Frequently, the parties to a contract will dispute the meaning of its terms and conditions, especially the amount of money actually due. When the dispute is genuine (and not the unjustified attempt of one party to avoid paying a sum clearly due), it can be settled by the parties’ agreement on a fixed sum as the amount due. This second agreement, which substitutes for the disputed first agreement, is called an accord, and when the payment or other term is discharged, the completed second contract is known as anaccord and satisfaction. A suit brought for an alleged breach of the original contract could be defended by citing the later accord and satisfaction.
An accord is a contract and must therefore be supported by consideration. Suppose Jan owes Andy $7,000, due November 1. On November 1, Jan pays only $3,500 in exchange for Andy’s promise to release Jan from the remainder of the debt. Has Andy (the promisor) made a binding promise? He has not, because there is no consideration for the accord. Jan has incurred no detriment; she has received something (release of the obligation to pay the remaining $3,500), but she has given up nothing. But if Jan and Andy had agreed that Jan would pay the $3,500 on October 25, then there would be consideration; Jan would have incurred a legal detriment by obligating herself to make a payment earlier than the original contract required her to. If Jan had paid the $3,500 on November 11 and had given Andy something else agreed to—a pen, a keg of beer, a peppercorn—the required detriment would also be present.
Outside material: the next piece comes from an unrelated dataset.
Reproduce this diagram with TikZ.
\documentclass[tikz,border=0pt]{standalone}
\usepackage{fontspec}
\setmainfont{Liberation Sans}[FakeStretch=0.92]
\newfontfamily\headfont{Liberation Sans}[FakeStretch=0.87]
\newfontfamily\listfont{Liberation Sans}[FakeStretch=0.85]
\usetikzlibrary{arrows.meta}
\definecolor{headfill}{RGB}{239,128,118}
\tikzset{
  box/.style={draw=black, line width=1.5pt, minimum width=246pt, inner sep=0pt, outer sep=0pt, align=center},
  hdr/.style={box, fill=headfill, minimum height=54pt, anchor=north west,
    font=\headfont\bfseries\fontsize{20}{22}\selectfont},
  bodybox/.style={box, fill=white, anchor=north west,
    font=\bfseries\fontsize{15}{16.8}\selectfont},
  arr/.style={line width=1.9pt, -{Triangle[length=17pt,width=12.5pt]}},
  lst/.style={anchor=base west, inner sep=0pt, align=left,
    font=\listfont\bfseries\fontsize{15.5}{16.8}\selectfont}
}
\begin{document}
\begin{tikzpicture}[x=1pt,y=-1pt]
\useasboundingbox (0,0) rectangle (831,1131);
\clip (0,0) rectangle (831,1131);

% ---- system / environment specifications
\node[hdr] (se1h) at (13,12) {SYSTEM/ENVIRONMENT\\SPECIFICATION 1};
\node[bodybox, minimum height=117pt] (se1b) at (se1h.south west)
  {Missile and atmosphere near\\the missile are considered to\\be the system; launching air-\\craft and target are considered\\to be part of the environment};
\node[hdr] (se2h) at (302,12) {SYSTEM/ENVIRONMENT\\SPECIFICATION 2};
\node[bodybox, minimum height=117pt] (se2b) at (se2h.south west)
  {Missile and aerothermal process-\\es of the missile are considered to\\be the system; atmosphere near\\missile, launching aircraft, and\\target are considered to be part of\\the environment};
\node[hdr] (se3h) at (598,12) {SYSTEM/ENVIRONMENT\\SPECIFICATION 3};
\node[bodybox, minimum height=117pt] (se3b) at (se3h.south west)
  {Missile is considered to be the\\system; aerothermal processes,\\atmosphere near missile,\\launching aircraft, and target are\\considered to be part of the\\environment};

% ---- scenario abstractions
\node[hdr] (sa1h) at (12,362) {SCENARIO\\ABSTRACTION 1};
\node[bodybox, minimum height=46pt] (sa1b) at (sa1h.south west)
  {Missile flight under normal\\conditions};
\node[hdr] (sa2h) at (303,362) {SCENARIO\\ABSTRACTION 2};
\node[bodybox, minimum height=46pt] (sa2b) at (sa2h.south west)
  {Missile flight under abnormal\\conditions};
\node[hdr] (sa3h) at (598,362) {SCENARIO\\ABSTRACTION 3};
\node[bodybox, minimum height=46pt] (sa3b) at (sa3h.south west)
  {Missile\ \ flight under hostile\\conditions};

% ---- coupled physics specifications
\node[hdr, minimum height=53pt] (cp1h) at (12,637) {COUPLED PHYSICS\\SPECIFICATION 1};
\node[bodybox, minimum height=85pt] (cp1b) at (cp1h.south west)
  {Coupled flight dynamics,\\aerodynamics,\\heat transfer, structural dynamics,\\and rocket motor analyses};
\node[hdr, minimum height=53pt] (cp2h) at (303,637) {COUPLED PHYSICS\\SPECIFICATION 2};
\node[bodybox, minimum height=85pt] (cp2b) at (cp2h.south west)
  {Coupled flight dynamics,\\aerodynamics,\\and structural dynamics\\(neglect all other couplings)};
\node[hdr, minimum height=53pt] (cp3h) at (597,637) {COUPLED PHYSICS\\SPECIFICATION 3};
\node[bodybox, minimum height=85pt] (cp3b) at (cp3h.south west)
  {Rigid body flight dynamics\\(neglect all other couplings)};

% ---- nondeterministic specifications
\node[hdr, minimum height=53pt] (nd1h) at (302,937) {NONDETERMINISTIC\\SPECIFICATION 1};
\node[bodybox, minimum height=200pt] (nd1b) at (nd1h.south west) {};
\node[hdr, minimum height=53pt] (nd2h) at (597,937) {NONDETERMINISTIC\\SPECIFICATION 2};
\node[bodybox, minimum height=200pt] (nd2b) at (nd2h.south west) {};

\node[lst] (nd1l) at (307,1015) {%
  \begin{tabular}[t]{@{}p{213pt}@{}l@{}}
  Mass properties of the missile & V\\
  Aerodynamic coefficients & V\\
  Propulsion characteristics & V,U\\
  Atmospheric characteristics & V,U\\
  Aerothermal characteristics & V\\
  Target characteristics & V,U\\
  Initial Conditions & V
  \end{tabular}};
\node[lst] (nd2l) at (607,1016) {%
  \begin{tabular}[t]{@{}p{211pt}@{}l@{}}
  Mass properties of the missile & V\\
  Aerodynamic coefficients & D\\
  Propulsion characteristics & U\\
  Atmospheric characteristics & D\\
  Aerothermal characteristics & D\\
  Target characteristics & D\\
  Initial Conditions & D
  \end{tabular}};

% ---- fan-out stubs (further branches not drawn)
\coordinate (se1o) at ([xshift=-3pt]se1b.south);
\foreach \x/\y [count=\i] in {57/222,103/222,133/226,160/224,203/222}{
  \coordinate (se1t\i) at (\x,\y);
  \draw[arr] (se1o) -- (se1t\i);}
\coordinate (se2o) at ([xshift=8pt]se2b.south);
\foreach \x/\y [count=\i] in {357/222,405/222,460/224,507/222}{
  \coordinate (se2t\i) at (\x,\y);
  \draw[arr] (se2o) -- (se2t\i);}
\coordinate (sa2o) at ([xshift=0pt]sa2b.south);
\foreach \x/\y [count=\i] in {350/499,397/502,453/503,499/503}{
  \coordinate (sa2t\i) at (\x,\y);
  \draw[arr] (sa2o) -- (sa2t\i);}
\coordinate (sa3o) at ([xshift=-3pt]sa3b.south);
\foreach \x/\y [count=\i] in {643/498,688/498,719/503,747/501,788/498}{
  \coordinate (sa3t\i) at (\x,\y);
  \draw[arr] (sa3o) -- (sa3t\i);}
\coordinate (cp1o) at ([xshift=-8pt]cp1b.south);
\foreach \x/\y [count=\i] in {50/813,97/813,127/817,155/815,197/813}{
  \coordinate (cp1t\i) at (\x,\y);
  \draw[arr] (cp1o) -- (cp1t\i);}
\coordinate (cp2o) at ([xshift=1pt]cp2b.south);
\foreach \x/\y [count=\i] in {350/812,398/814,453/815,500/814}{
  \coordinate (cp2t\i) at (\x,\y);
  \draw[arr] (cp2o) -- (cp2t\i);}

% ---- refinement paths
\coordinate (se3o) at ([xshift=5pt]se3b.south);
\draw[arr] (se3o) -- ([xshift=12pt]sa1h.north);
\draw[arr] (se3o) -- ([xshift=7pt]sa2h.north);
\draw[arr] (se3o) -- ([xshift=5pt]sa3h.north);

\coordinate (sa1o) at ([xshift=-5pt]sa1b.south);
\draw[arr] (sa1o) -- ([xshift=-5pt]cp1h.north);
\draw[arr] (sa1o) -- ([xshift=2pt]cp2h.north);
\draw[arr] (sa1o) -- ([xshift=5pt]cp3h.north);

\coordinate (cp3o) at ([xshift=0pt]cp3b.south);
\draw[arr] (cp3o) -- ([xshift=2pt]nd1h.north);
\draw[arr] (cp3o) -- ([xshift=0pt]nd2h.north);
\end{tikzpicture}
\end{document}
Let’s take a look at some examples of the accord and satisfaction principle. The dispute that gives rise to the parties’ agreement to settle by an accord and satisfaction may come up in several typical ways: where there is an unliquidated debt; a disputed debt; an “in-full-payment check” for less than what the creditor claims is due; unforeseen difficulties that give rise to a contract modification, or a novation; or a composition among creditors. But no obligation ever arises—and no real legal dispute can arise—where a person promises a benefit if someone will do that which he has a preexisting obligation to, or where a person promises a benefit to someone not to do that which the promisee is already disallowed from doing, or where one makes an illusory promise.